Shareholders received letters from corporate rescue and recovery firm Begbies Traynor yesterday which said the club will not take part in competitive football next season.
Administrator Rob Sadler said in the letter he believes the deal to save the club by selling its McCain stadium for housing and moving to a new ground at Eastfield is unlikely to come off before the company voluntary arrangement expires on April 13..
Begbies Traynor now intends to petition for the club to be wound up.
News of the letters spread like wildfire among loyal fans a few hours before the side slumped to a 3-1 home defeat to Nuneaton.
Supporters' club chairman Stuart Canvin said: "They might have well have deducted three points from us today before kick off."
Boro now only have four matches left in the season to escape relegation from the Conference North to the Unibond League.

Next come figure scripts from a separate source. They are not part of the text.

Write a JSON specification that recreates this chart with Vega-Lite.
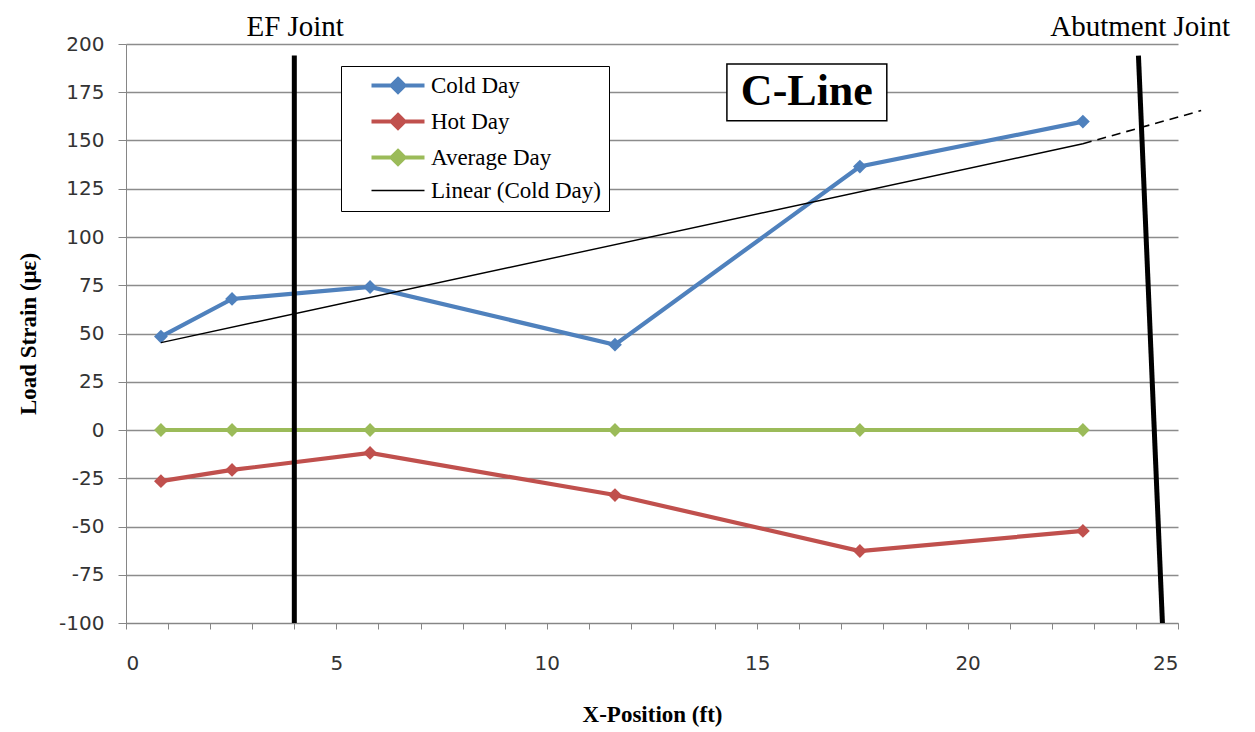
{
  "$schema": "https://vega.github.io/schema/vega-lite/v6.json",
  "width": 1052,
  "height": 579,
  "autosize": {"type": "none"},
  "padding": {"left": 126, "top": 44, "right": 77, "bottom": 109},
  "background": "white",
  "config": {
    "view": {"stroke": null},
    "axis": {
      "labelFont": "DejaVu Sans",
      "labelFontSize": 20,
      "labelColor": "#333333",
      "titleFont": "Liberation Serif",
      "titleFontSize": 23,
      "titleFontWeight": "bold",
      "titleColor": "black",
      "domainColor": "#868686",
      "tickColor": "#868686",
      "gridColor": "#8c8c8c",
      "gridWidth": 1.3
    }
  },
  "datasets": {
    "series": [
      {"x": 0.83, "y": 48.4, "series": "Cold Day"},
      {"x": 2.52, "y": 67.9, "series": "Cold Day"},
      {"x": 5.8, "y": 74.1, "series": "Cold Day"},
      {"x": 11.62, "y": 44.2, "series": "Cold Day"},
      {"x": 17.44, "y": 136.5, "series": "Cold Day"},
      {"x": 22.74, "y": 159.8, "series": "Cold Day"},
      {"x": 0.83, "y": -26.5, "series": "Hot Day"},
      {"x": 2.52, "y": -20.7, "series": "Hot Day"},
      {"x": 5.8, "y": -11.9, "series": "Hot Day"},
      {"x": 11.62, "y": -33.7, "series": "Hot Day"},
      {"x": 17.44, "y": -62.7, "series": "Hot Day"},
      {"x": 22.74, "y": -52.3, "series": "Hot Day"},
      {"x": 0.83, "y": 0, "series": "Average Day"},
      {"x": 2.52, "y": 0, "series": "Average Day"},
      {"x": 5.8, "y": 0, "series": "Average Day"},
      {"x": 11.62, "y": 0, "series": "Average Day"},
      {"x": 17.44, "y": 0, "series": "Average Day"},
      {"x": 22.74, "y": 0, "series": "Average Day"}
    ],
    "trend": [
      {"x": 0.83, "y": 45.3, "series": "Linear (Cold Day)"},
      {"x": 22.74, "y": 148.3, "series": "Linear (Cold Day)"}
    ],
    "extension": [
      {"x": 22.74, "y": 148.3},
      {"x": 25.55, "y": 165.5}
    ],
    "joints": [
      {"x": 4.0, "x2": 4.0, "y": 194, "y2": -100},
      {"x": 24.06, "x2": 24.63, "y": 194, "y2": -100}
    ],
    "jointLabels": [
      {"x": 4.02, "y": 209, "label": "EF Joint"},
      {"x": 24.1, "y": 209, "label": "Abutment Joint"}
    ],
    "box": [
      {"x": 14.28, "x2": 18.08, "y": 189.7, "y2": 160.2, "xc": 16.18, "yc": 175.2, "label": "C-Line"}
    ]
  },
  "layer": [
    {
      "data": {"name": "series"},
      "mark": {"type": "line", "strokeWidth": 4.2},
      "encoding": {
        "x": {
          "field": "x", "type": "quantitative",
          "scale": {"domain": [0, 25], "nice": false, "zero": false},
          "axis": {
            "title": "X-Position (ft)",
            "values": [0,1,2,3,4,5,6,7,8,9,10,11,12,13,14,15,16,17,18,19,20,21,22,23,24,25],
            "labelExpr": "datum.value % 5 === 0 ? datum.label : ''",
            "grid": false,
            "tickSize": 6,
            "labelPadding": 24,
            "titlePadding": 30
          }
        },
        "y": {
          "field": "y", "type": "quantitative",
          "scale": {"domain": [-100, 200], "nice": false, "zero": false},
          "axis": {
            "title": "Load Strain (με)",
            "values": [-100,-75,-50,-25,0,25,50,75,100,125,150,175,200],
            "labelExpr": "'' + datum.value",
            "grid": true,
            "tickSize": 8,
            "labelPadding": 14,
            "titlePadding": 18
          }
        },
        "color": {
          "field": "series", "type": "nominal",
          "scale": {
            "domain": ["Cold Day", "Hot Day", "Average Day", "Linear (Cold Day)"],
            "range": ["#4F81BD", "#C0504D", "#9BBB59", "#000000"]
          },
          "legend": {
            "title": null,
            "orient": "none",
            "legendX": 215,
            "legendY": 22,
            "strokeColor": "black",
            "fillColor": "white",
            "padding": 8,
            "labelFont": "Liberation Serif",
            "labelFontSize": 23,
            "labelColor": "black",
            "labelLimit": 400,
            "labelOffset": 59,
            "symbolSize": 100,
            "rowPadding": 7,
            "encode": {
              "symbols": {
                "update": {
                  "shape": {"signal": "datum.value === 'Linear (Cold Day)' ? 'M2.2,0H12.8' : 'M2.2,0H12.8M7.5,-1.3L8.8,0L7.5,1.3L6.2,0Z'"},
                  "strokeWidth": {"signal": "datum.value === 'Linear (Cold Day)' ? 1.5 : 4"},
                  "fill": {"scale": "color", "field": "value"},
                  "stroke": {"scale": "color", "field": "value"},
                  "opacity": {"value": 1}
                }
              }
            }
          }
        }
      }
    },
    {
      "data": {"name": "series"},
      "mark": {"type": "point", "shape": "diamond", "filled": true, "size": 190, "opacity": 1},
      "encoding": {
        "x": {"field": "x", "type": "quantitative"},
        "y": {"field": "y", "type": "quantitative"},
        "color": {"field": "series", "type": "nominal"}
      }
    },
    {
      "data": {"name": "trend"},
      "mark": {"type": "line", "strokeWidth": 1.4},
      "encoding": {
        "x": {"field": "x", "type": "quantitative"},
        "y": {"field": "y", "type": "quantitative"},
        "color": {"field": "series", "type": "nominal"}
      }
    },
    {
      "data": {"name": "extension"},
      "mark": {"type": "line", "strokeWidth": 1.6, "color": "black", "strokeDash": [9, 6], "clip": false},
      "encoding": {
        "x": {"field": "x", "type": "quantitative"},
        "y": {"field": "y", "type": "quantitative"}
      }
    },
    {
      "data": {"name": "joints"},
      "mark": {"type": "rule", "strokeWidth": 5, "color": "black", "clip": false},
      "encoding": {
        "x": {"field": "x", "type": "quantitative"},
        "x2": {"field": "x2"},
        "y": {"field": "y", "type": "quantitative"},
        "y2": {"field": "y2"}
      }
    },
    {
      "data": {"name": "jointLabels"},
      "mark": {"type": "text", "font": "Liberation Serif", "fontSize": 29, "color": "black", "align": "center", "baseline": "middle", "clip": false},
      "encoding": {
        "x": {"field": "x", "type": "quantitative"},
        "y": {"field": "y", "type": "quantitative"},
        "text": {"field": "label"}
      }
    },
    {
      "data": {"name": "box"},
      "mark": {"type": "rect", "fill": "white", "stroke": "black", "strokeWidth": 1.5},
      "encoding": {
        "x": {"field": "x", "type": "quantitative"},
        "x2": {"field": "x2"},
        "y": {"field": "y", "type": "quantitative"},
        "y2": {"field": "y2"}
      }
    },
    {
      "data": {"name": "box"},
      "mark": {"type": "text", "font": "Liberation Serif", "fontSize": 44, "fontWeight": "bold", "color": "black", "align": "center", "baseline": "middle"},
      "encoding": {
        "x": {"field": "xc", "type": "quantitative"},
        "y": {"field": "yc", "type": "quantitative"},
        "text": {"field": "label"}
      }
    }
  ]
}
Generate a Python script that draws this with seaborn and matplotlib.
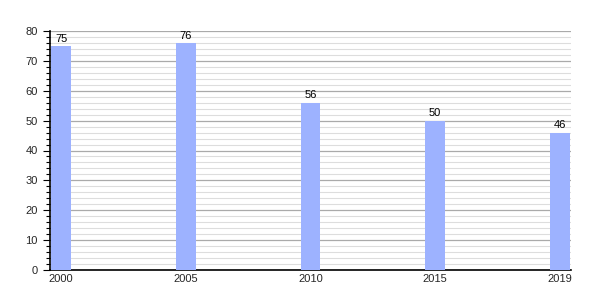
import matplotlib
matplotlib.use("Agg")
import matplotlib.pyplot as plt
import seaborn as sns
import pandas as pd
from matplotlib.ticker import MultipleLocator

years = ["2000", "2005", "2010", "2015", "2019"]
values = [75, 76, 56, 50, 46]

sns.set_style("white")
plt.rcParams['font.family'] = ['Liberation Sans', 'DejaVu Sans']

df = pd.DataFrame({"year": years, "value": values})

fig = plt.figure(figsize=(6, 3), dpi=100)
ax = fig.add_axes([50/600, 30/300, 521/600, 239/300])

sns.barplot(data=df, x="year", y="value", color="#9db2ff", width=0.16,
            saturation=1, ax=ax, zorder=3, linewidth=0, edgecolor="none")

ax.set_ylim(0, 80)
ax.set_xlim(-0.09, 4.09)
ax.yaxis.set_major_locator(MultipleLocator(10))
ax.yaxis.set_minor_locator(MultipleLocator(2))
ax.grid(which="major", axis="y", color="#aaaaaa", linewidth=0.9, zorder=0)
ax.grid(which="minor", axis="y", color="#dddddd", linewidth=0.8, zorder=0)
ax.set_axisbelow(True)

for s in ["top", "right"]:
    ax.spines[s].set_visible(False)
ax.spines["left"].set_color("black")
ax.spines["bottom"].set_color("black")
ax.spines["left"].set_linewidth(1.2)
ax.spines["bottom"].set_linewidth(1.2)

ax.tick_params(axis="y", which="major", length=5, width=0.8, color="black",
               labelsize=8, left=True, pad=4)
ax.tick_params(axis="y", which="minor", length=3, width=0.8, color="black", left=True)
ax.tick_params(axis="x", length=0, labelsize=8, pad=3)
ax.set_xlabel("")
ax.set_ylabel("")

for i, v in enumerate(values):
    ax.text(i, v + 0.8, str(v), ha="center", va="bottom", fontsize=8, color="black")

fig.savefig("out.png", dpi=100, facecolor="white")
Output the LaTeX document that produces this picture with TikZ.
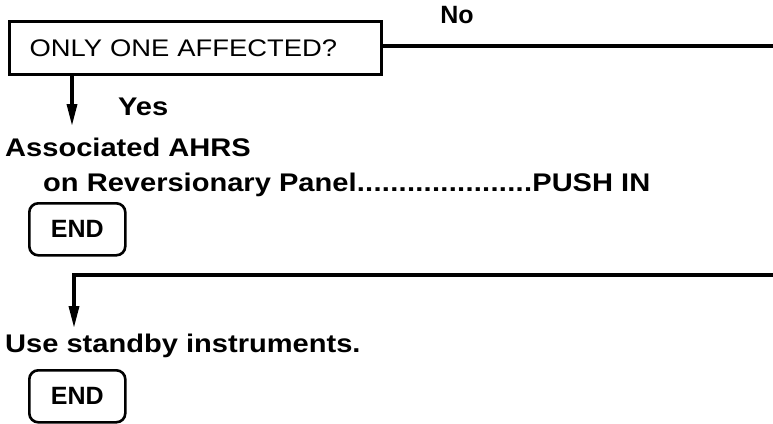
\documentclass[tikz,border=0pt]{standalone}
\usepackage{fontspec}
\setmainfont{Liberation Sans}
\newfontfamily\widefont{Liberation Sans}[FakeStretch=1.14]
\usetikzlibrary{arrows.meta, positioning}
\tikzset{
  qbox/.style={rectangle, draw=black, line width=3.4pt, text width=332pt,
    inner xsep=20pt, minimum height=53pt, align=left,
    font=\widefont\fontsize{24}{28}\selectfont},
  endbox/.style={rectangle, draw=black, line width=2.6pt, rounded corners=9pt,
    minimum width=96pt, minimum height=52pt,
    font=\fontsize{25}{30}\selectfont\bfseries},
  txt/.style={inner sep=0pt, font=\widefont\fontsize{25.5}{30}\selectfont\bfseries},
  lbl/.style={inner sep=0pt, font=\fontsize{25}{30}\selectfont\bfseries},
  arrow/.style={-{Triangle[width=10pt, length=22pt]}, line width=3.4pt},
  line/.style={line width=3.4pt}
}
\begin{document}
\begin{tikzpicture}[x=1pt, y=-1pt]
  \useasboundingbox (0,0) rectangle (773,423);

  % Nodes
  \node[qbox, anchor=north west] (query) at (8,20) {ONLY ONE AFFECTED?};
  \node[lbl] (no) at (457,15) {No};
  \node[txt, anchor=base west] (yes) at (118,115) {Yes};
  \node[txt, anchor=base west] (ahrs) at (5,156) {Associated AHRS};
  \node[txt, anchor=base west] (push) at (43,191)
    {\hbox to 607pt{on Reversionary Panel\xleaders\hbox{.}\hfill PUSH IN}};
  \node[endbox, anchor=north west] (end1) at (28,202) {END};
  \node[txt, anchor=base west] (standby) at (5,352) {Use standby instruments.};
  \node[endbox, anchor=north west] (end2) at (28,369) {END};

  \coordinate (noout) at (773,46);
  \coordinate (noin) at (773,275);
  \coordinate (yestip) at (72,126);
  \coordinate (sbtip) at (74,328);

  % Arrows
  \draw[line] (query.east |- noout) -- (noout);
  \draw[arrow] (query.south -| yestip) -- (yestip);
  \draw[arrow] (noin) -| (sbtip);

\end{tikzpicture}
\end{document}
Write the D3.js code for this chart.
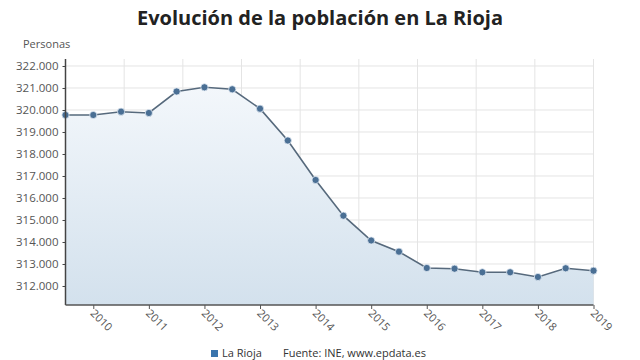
<!DOCTYPE html>
<html><head><meta charset="utf-8">
<script src="https://cdn.jsdelivr.net/npm/d3@7"></script>
<style>
html,body{margin:0;padding:0;background:#fff;}
svg{display:block;font-family:"Open Sans",sans-serif;}
</style></head>
<body><svg id="c" width="640" height="360"></svg>
<script>
const periods = [2009.5,2010,2010.5,2011,2011.5,2012,2012.5,2013,2013.5,2014,2014.5,2015,2015.5,2016,2016.5,2017,2017.5,2018,2018.5,2019];
const population = [319773,319773,319923,319864,320841,321032,320941,320059,318614,316818,315195,314068,313559,312818,312786,312623,312623,312409,312805,312695];
const yTicks = [312000,313000,314000,315000,316000,317000,318000,319000,320000,321000,322000];
const xTicks = [2010,2011,2012,2013,2014,2015,2016,2017,2018,2019];
const seriesName = "La Rioja";
const titleText = "Evolución de la población en La Rioja";
const unitText = "Personas";
const sourceText = "Fuente: INE, www.epdata.es";

const svg = d3.select("#c");
const L = 65.5, R = 593.5, T = 59, B = 305;
const x = d3.scaleLinear().domain([2009.5, 2019]).range([L, R]);
const y = d3.scaleLinear().domain([311136, 322318]).range([B, T]);
const fmt = v => d3.format(",")(v).replace(/,/g, ".");

const defs = svg.append("defs");
const g = defs.append("linearGradient").attr("id","ag").attr("x1",0).attr("y1",0).attr("x2",0).attr("y2",1);
g.append("stop").attr("offset","0%").attr("stop-color","#f3f7fb");
g.append("stop").attr("offset","100%").attr("stop-color","#d3e1ed");

// title
svg.append("text").attr("x",320).attr("y",25).attr("text-anchor","middle")
  .attr("font-size",20).attr("font-weight","bold").attr("fill","#222").text(titleText);
svg.append("text").attr("x",23).attr("y",48).attr("font-size",11).attr("fill","#555").text(unitText);

// horizontal gridlines
svg.append("g").selectAll("line").data(yTicks).join("line")
  .attr("x1",L).attr("x2",R).attr("y1",d=>y(d)).attr("y2",d=>y(d))
  .attr("stroke","#e4e4e4").attr("stroke-width",1);
// vertical gridlines (evenly dividing plot)
const vg = d3.range(10).map(i => x.domain()[0] + i*(x.domain()[1]-x.domain()[0])/9);
svg.append("g").selectAll("line").data(vg).join("line")
  .attr("x1",d=>x(d)).attr("x2",d=>x(d)).attr("y1",T).attr("y2",B)
  .attr("stroke","#e4e4e4").attr("stroke-width",1);

const pts = periods.map((p,i)=>({p, v: population[i]}));
// area
svg.append("path").datum(pts)
  .attr("d", d3.area().x(d=>x(d.p)).y0(B).y1(d=>y(d.v)))
  .attr("fill","url(#ag)");
// line
svg.append("path").datum(pts)
  .attr("d", d3.line().x(d=>x(d.p)).y(d=>y(d.v)))
  .attr("fill","none").attr("stroke","#56697c").attr("stroke-width",1.6);
svg.append("g").selectAll("circle").data(pts).join("circle")
  .attr("cx",d=>x(d.p)).attr("cy",d=>y(d.v)).attr("r",3.6)
  .attr("fill","#4a6f94").attr("stroke","#dfe9f2").attr("stroke-width",0.8);

// y axis
const ya = svg.append("g").attr("transform",`translate(${L},0)`)
  .call(d3.axisLeft(y).tickValues(yTicks).tickFormat(fmt).tickSize(3).tickPadding(4));
ya.select(".domain").attr("stroke","#444").attr("stroke-width",1.5).attr("d",`M0,${T}V${B}`);
ya.selectAll(".tick line").attr("stroke","#444");
ya.selectAll("text").attr("font-size",11.5).attr("fill","#555").attr("font-family","Open Sans");

// x axis
const xa = svg.append("g").attr("transform",`translate(0,${B})`)
  .call(d3.axisBottom(x).tickValues(xTicks).tickFormat(d3.format("d")).tickSize(4).tickPadding(4));
xa.select(".domain").attr("stroke","#555").attr("stroke-width",1.5).attr("d",`M${L},0H${R}`);
xa.selectAll(".tick line").attr("stroke","#555");
xa.selectAll("text").attr("font-size",11).attr("fill","#555").attr("font-family","Open Sans")
  .attr("text-anchor","start").attr("dy",0).attr("y",0)
  .attr("transform","translate(-4,9) rotate(45)");

// legend
svg.append("rect").attr("x",211).attr("y",350).attr("width",7).attr("height",7).attr("fill","#3a75ad");
svg.append("text").attr("x",222).attr("y",357).attr("font-size",11).attr("fill","#333").text(seriesName);
svg.append("text").attr("x",283).attr("y",357).attr("font-size",11).attr("fill","#333").text(sourceText);
</script></body></html>
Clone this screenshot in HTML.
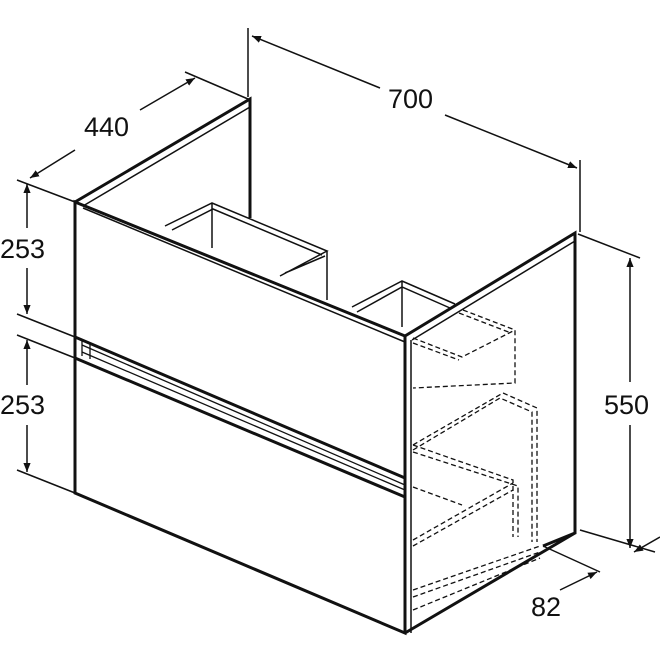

Fears have now been raised the club's fate may be sealed regardless of the results on the pitch if it cannot take part in any competitive football.
Boro fan and shareholder Neil Daniel, 28, who went to his first match is his pushchair, said the McCain loyal would be enormously sad and upset if the club closed for good.
He said: "The team is fighting relegation and now it seems that it doesn't matter what they do on the pitch. From what the letter says it seems that there won't be a club at all next season, even if they are relegated to the Unibond - as that is still competitive football."
Only weeks ago supporters had reason to celebrate after collected thousands of names from across the world on a petition calling on Scarborough Council to lift a covenant on the McCain Stadium sayingit could only be used as a sports ground, which blocked the Eastfield move.
The council then decided to life the covenant.
Boro sources have suggested the club could be set up under a different company name next season to allow football to continue, and that is only the Conference as an organisation which can ban them from playing, not the administrator.
The letter from Mr Sadler says: "It is now apparent that, despite the endeavours of all parties concerned with the stadium move from the company's present premises at Seamer Road, Scarborough, to the proposed new site at Eastfield, the contractual issues will not be resolved before the expiry of the arrangement.
"Whilst undoubted progress has been made by the company's directors towards the club's move having previously discussed this matter at length with the major creditors it is not the intention of the joint supervisors to seek a further extension to the arrangement's duration.
"Enclosed with this letter is a default certificate that has been issued in accordance with the terms of the arrangement on the basis that there is
no longer a reasonable likelihood of the purpose of the arrangement being achieved.
"The joint supervisors will now petition for the compulsory winding up of the company.
"Pursuant to rule 4.7 (10) of the insolvency rules 1986 the joint supervisors give notice of their intention to seek their appointment as joint liquidators of the company.
"Creditors should state any objections in writing, to the joint supervisors in the next 14 days.
"It is with much regret I must advise that the club will not now take part in competitive football from the 2007/2008 season.
"Creditors will be aware the company has been subject to various insolvency proceedings dating back to 1999 and concerns have been periodically expressed about the company's long term viability.
"I understand, however, that it is the company's directors' intention to have the club complete its remaining fixtures."